Slashdot Mirror


Distributed Storage Systems for Linux?

elambrecht asks: "We've got a _lot_ of data we'd like to archive and make sure it is accessible via the web 24/7. We've been using a NetApp for this, but that solution is just waaaay to expensive to scale. We want to move to using a cluster of Linux boxes that redundantly store and serve up the data. What are the best packages out there for this? GFS? MogileFS?"

17 of 52 comments (clear)

  1. Lustre by Yerase · · Score: 5, Informative

    Check out Lustre at http://www.lustre.org/ It's being developed/used by the DOE on alot of Supercomputer Cluster systems, for multi-terabyte storage stuff.

  2. Panasas -- check it out by middlemen · · Score: 3, Informative

    Panasas http://www.panasas.com/products_overview.html has some products which probably fit your requirement of high speed distributed storage.

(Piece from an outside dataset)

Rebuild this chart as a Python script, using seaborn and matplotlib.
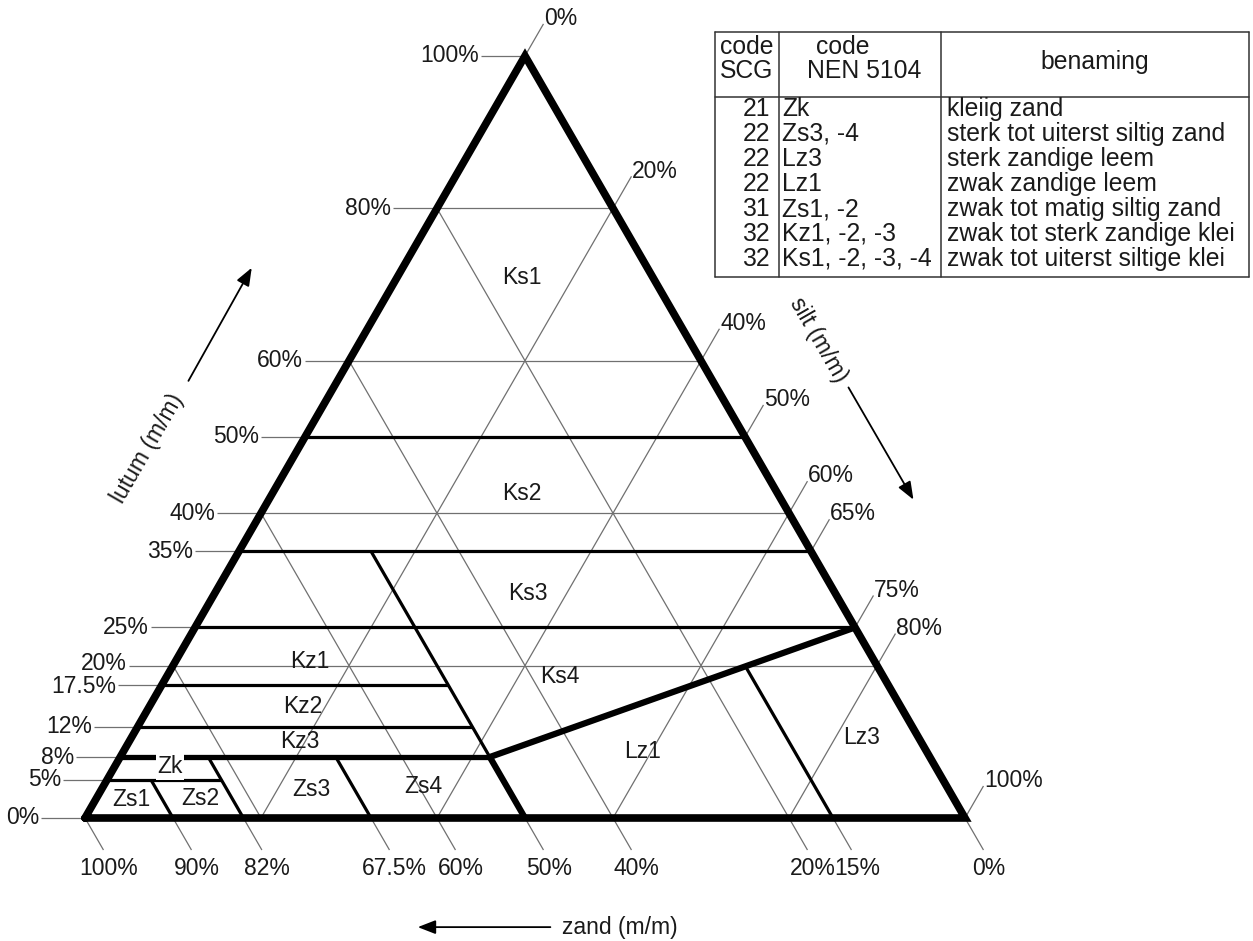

  3. Our crystal ball is fuzzy! by afabbro · · Score: 4, Insightful
    What kind of idiotic Ask Slashdot is this? All of the important data is missing:
    • What's "a lot"? 1MB is a lot of data if you think about it. When people start talking about "a lot" of data these days, I assume they're meaning hundreds of terabytes. Is that what you mean?
    • What's the budget? What performance do you need? Do you need to back it up? Do you need to replicate it? Your post is sort of like "hi, I have a problem. What is the answer? Thanks!"
    Also, it's "too expensive to scale," my friend. You'd think an "Editor" like Cliffy would fix posts, but he's too lazy.

    If you can afford NetApp, why not keep with NetApp? A bunch of Linux boxes is not a storage solution. Indeed, what does Linux have to do with anything? We're talking storage here. What are you planning to do - put in 200 of them with internal SATA drives? Yeah, that'll be a lot cheaper to maintain...

    I'm not shilling for NetApp, but if you really have "a lot" of data to put "on the web" "24/7" then you need some kind of real storage solution like a NetApp or one of their competitors.

    Now go away and please take Cliff with you.

    --
    Advice: on VPS providers
    1. Re:Our crystal ball is fuzzy! by Punboy · · Score: 2, Insightful

      A bunch of Linux boxes is not a storage solution.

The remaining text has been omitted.